Providing for children in your Will
Most parents tell us that ideally they would like to leave their estate to be shared equally among their children.
However, there are often circumstances when such a straightforward share may not be possible. For example:
- One of the children has greater immediate needs than the others: that child may not have a steady income or anywhere to live.
- There may be concerns about a child’s financial irresponsibility or marital status and so any share may be at risk of being claimed by their creditors or spouse.
- If the parents own a business, they may not want the business to be sold in the event of their death.
In such circumstances, you may consider incorporating a discretionary trust in your will. This allows you to make provision for a group of beneficiaries and for distributions to be made from the trust to any of these beneficiaries after your death. The group of beneficiaries need not be limited to children, it may include a spouse or civil partner, or other family members.
How does a discretionary will trust work?
A discretionary will trust is administered by trustees named in the will (usually, but not necessarily, the executors). The trustees will usually be a spouse, children, friends or a solicitor.
The trustees are granted a range of powers including the power to make advancements of capital or income to beneficiaries. They will be responsible for determining which of the beneficiaries benefit from the trust and how much (if anything) they should receive, and when.
Letter of wishes
You will be advised to prepare a letter of wishes addressed to the trustees. Such a letter is not legally binding (unlike a will) but it can be used to explain why the trust was set up and give the trustees guidance about how you would like them to use their powers and distribute the trust assets.

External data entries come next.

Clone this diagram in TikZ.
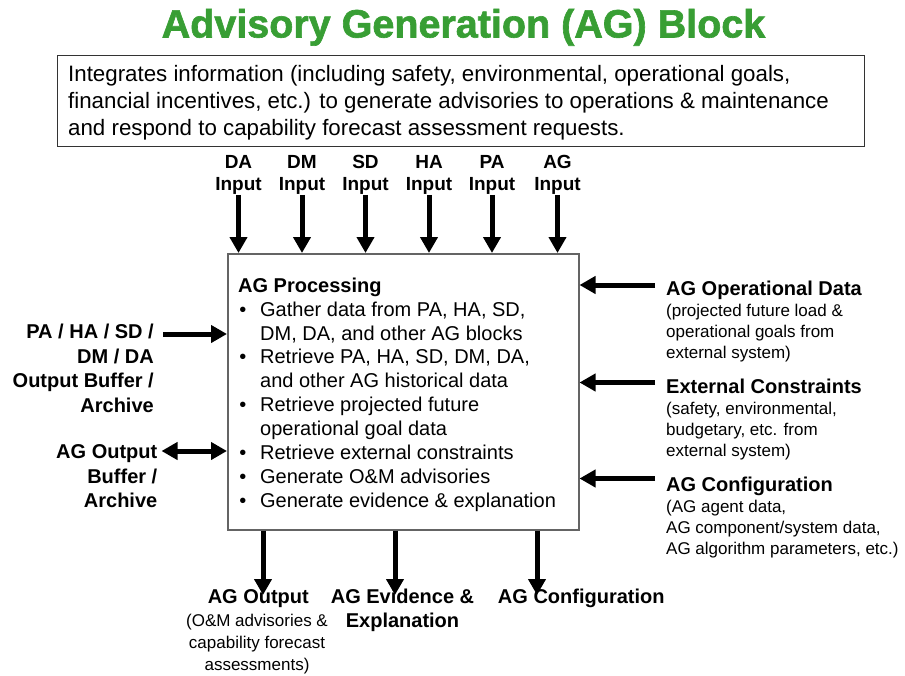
\documentclass[tikz,border=0pt]{standalone}
\usepackage{fontspec}
\setmainfont{Liberation Sans}
\newfontfamily\titlefont{Liberation Sans}[BoldFeatures={FakeBold=1.6}]
\usetikzlibrary{arrows.meta}

\definecolor{titlegreen}{RGB}{56,158,52}
\definecolor{boxgray}{RGB}{100,100,100}

% bullet mark and hanging indent for the processing list
\newcommand\itemmark{\makebox[22pt][l]{\hspace*{1.2pt}\textbullet}}
\newcommand\itemgap{\hspace*{22pt}}

\tikzset{
  arr/.style={line width=5pt, -{Triangle[length=16pt,width=17pt]}},
  darr/.style={line width=5pt, {Triangle[length=16pt,width=17pt]}-{Triangle[length=16pt,width=17pt]}},
  head/.style={inner sep=0pt, font=\fontsize{20}{24.5}\selectfont\bfseries},
  inlabel/.style={inner sep=0pt, align=center, font=\fontsize{19}{22.5}\selectfont\bfseries},
  subtext/.style={inner sep=0pt, font=\fontsize{17}{21}\selectfont},
}

\begin{document}
\begin{tikzpicture}[x=1pt,y=-1pt]
\useasboundingbox (0,0) rectangle (905,675);

% title
\node[anchor=base, inner sep=0pt, text=titlegreen,
      font=\fontsize{39.5}{44}\titlefont\bfseries] (title) at (463.5,37.5)
      {Advisory Generation (AG) Block};

% description box
\node[draw=black!80, line width=1.3pt, anchor=north west, inner sep=0pt,
      minimum width=807pt, minimum height=91pt] (descbox) at (57,54.5) {};
\node[anchor=north west, inner sep=0pt, align=left,
      font=\fontsize{22.3}{27}\selectfont] (desc) at (68,62.1)
  {\strut Integrates information (including safety, environmental, operational goals,\\
   financial incentives, etc.) to generate advisories to operations \& maintenance\\
   and respond to capability forecast assessment requests.};

% processing block
\node[draw=boxgray, line width=1.5pt, anchor=north west, inner sep=0pt,
      minimum width=351pt, minimum height=276pt] (proc) at (227,253) {};
\node[anchor=north west, inner sep=0pt, align=left,
      font=\fontsize{20}{23.9}\selectfont] (proctext) at (238,275.3)
  {\strut{\bfseries AG Processing}\\
   \itemmark Gather data from PA, HA, SD,\\
   \itemgap DM, DA, and other AG blocks\\
   \itemmark Retrieve PA, HA, SD, DM, DA,\\
   \itemgap and other AG historical data\\
   \itemmark Retrieve projected future\\
   \itemgap operational goal data\\
   \itemmark Retrieve external constraints\\
   \itemmark Generate O\&M advisories\\
   \itemmark Generate evidence \& explanation};

% inputs along the top
\node[inlabel, anchor=north] (inDA) at (238.5,152.2) {\strut DA\\Input};
\node[inlabel, anchor=north] (inDM) at (302,152.2) {\strut DM\\Input};
\node[inlabel, anchor=north] (inSD) at (365.5,152.2) {\strut SD\\Input};
\node[inlabel, anchor=north] (inHA) at (429,152.2) {\strut HA\\Input};
\node[inlabel, anchor=north] (inPA) at (492,152.2) {\strut PA\\Input};
\node[inlabel, anchor=north] (inAG) at (557.5,152.2) {\strut AG\\Input};
\foreach \n in {inDA,inDM,inSD,inHA,inPA,inAG}
  \draw[arr] (\n.south) -- (\n.south |- proc.north);

% left side
\node[head, anchor=north east, align=right] (buf) at (154,321.2)
  {\strut PA / HA / SD /\\DM / DA\\Output Buffer /\\Archive};
\node[head, anchor=north east, align=right] (agbuf) at (157.5,441.2)
  {\strut AG Output\\Buffer /\\Archive};
\draw[arr] ([xshift=9pt]buf.east |- 0,334) -- (proc.west |- 0,334);
\draw[darr] ([xshift=4pt]agbuf.east |- 0,451) -- (proc.west |- 0,451);

% right side
\node[head, anchor=base west] (opd) at (666,295) {AG Operational Data};
\node[subtext, anchor=north west, align=left] (opdsub) at (666,301.3)
  {\strut(projected future load \&\\operational goals from\\external system)};
\node[head, anchor=base west] (ext) at (666,393.5) {External Constraints};
\node[subtext, anchor=north west, align=left] (extsub) at (666,399.8)
  {\strut(safety, environmental,\\budgetary, etc. from\\external system)};
\node[head, anchor=base west] (cfg) at (666,491.5) {AG Configuration};
\node[subtext, anchor=north west, align=left] (cfgsub) at (666,497.8)
  {\strut(AG agent data,\\AG component/system data,\\AG algorithm parameters, etc.)};
\draw[arr] ([xshift=-11pt]opd.west |- 0,285) -- (proc.east |- 0,285);
\draw[arr] ([xshift=-11pt]ext.west |- 0,382.5) -- (proc.east |- 0,382.5);
\draw[arr] ([xshift=-11pt]cfg.west |- 0,478.5) -- (proc.east |- 0,478.5);

% outputs along the bottom
\coordinate (tipout) at (263,595);
\coordinate (tipev) at (395,595);
\coordinate (tipcfg) at (537,595);
\draw[arr] (proc.south -| tipout) -- (tipout);
\draw[arr] (proc.south -| tipev) -- (tipev);
\draw[arr] (proc.south -| tipcfg) -- (tipcfg);

\node[head, anchor=base] (agout) at (258.3,603.3) {AG Output};
\node[inner sep=0pt, anchor=north, align=center,
      font=\fontsize{17}{22}\selectfont] (agoutsub) at (257,610.6)
  {\strut(O\&M advisories \&\\capability forecast\\assessments)};
\node[head, anchor=north, align=center, font=\fontsize{20}{24}\selectfont\bfseries]
  (agev) at (402.5,586.5) {\strut AG Evidence \&\\Explanation};
\node[head, anchor=base] (agcfg) at (581.3,603.3) {AG Configuration};
\end{tikzpicture}
\end{document}
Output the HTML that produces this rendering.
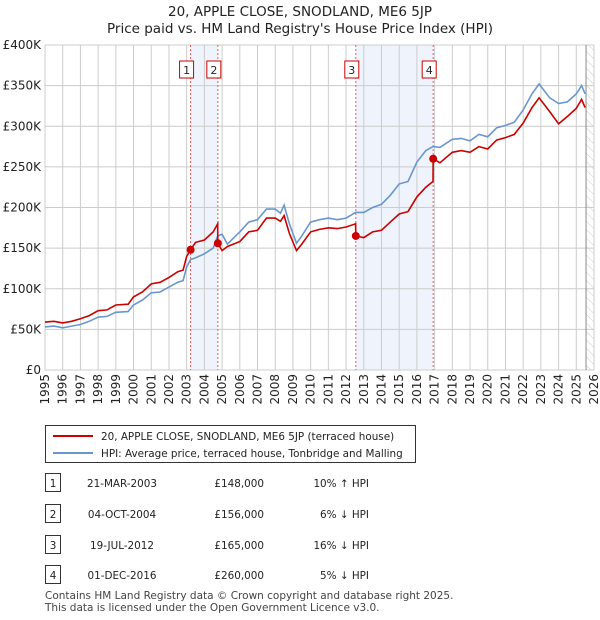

The trustees may then make decisions such as whether a beneficiary’s living costs or university fees should be paid directly as opposed to giving that beneficiary a lump sum of money. The trustees’ discretion will enable them to may make extra payments to beneficiaries in particular need or to withhold payments from a beneficiary who is going through a divorce or threatened with bankruptcy.
Tax considerations
The trustees are responsible for paying any tax due in relation to the trust.

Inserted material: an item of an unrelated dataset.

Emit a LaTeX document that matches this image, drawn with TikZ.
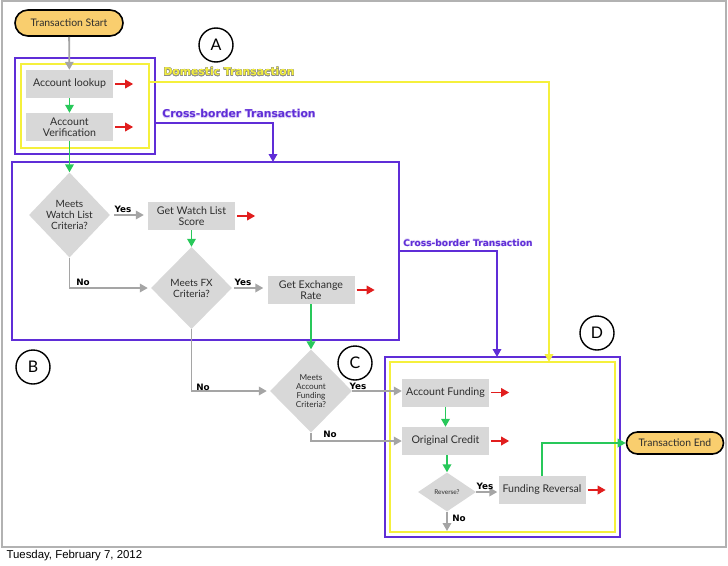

Inheritance tax: if the value of the trust is more than the inheritance tax nil rate band (currently £325,000) there may be a charge to inheritance tax when capital is paid out of the trust to a beneficiary and on every 10 year anniversary after the testator’s death.
Income tax: tax at the higher rate tax of 45% will be payable on trust income over £1,000 (38.5% for dividend-type income). Some beneficiaries will be able to reclaim the tax paid.
Capital Gains Tax: subject to certain reliefs this will be payable at 28% if the total taxable gain is above the annual tax free allowance for trusts of £5,500.
There are administration costs associated with running a trust as the trustees will have to ensure that any investments are properly managed, that an annual tax return is filed in respect of any income producing assets and that any properties owned by the trust are maintained.
Discretionary Will Trusts can be a useful way to achieve a balance of flexibility and control when considering how best to provide for family and dependants in the light of changing circumstances.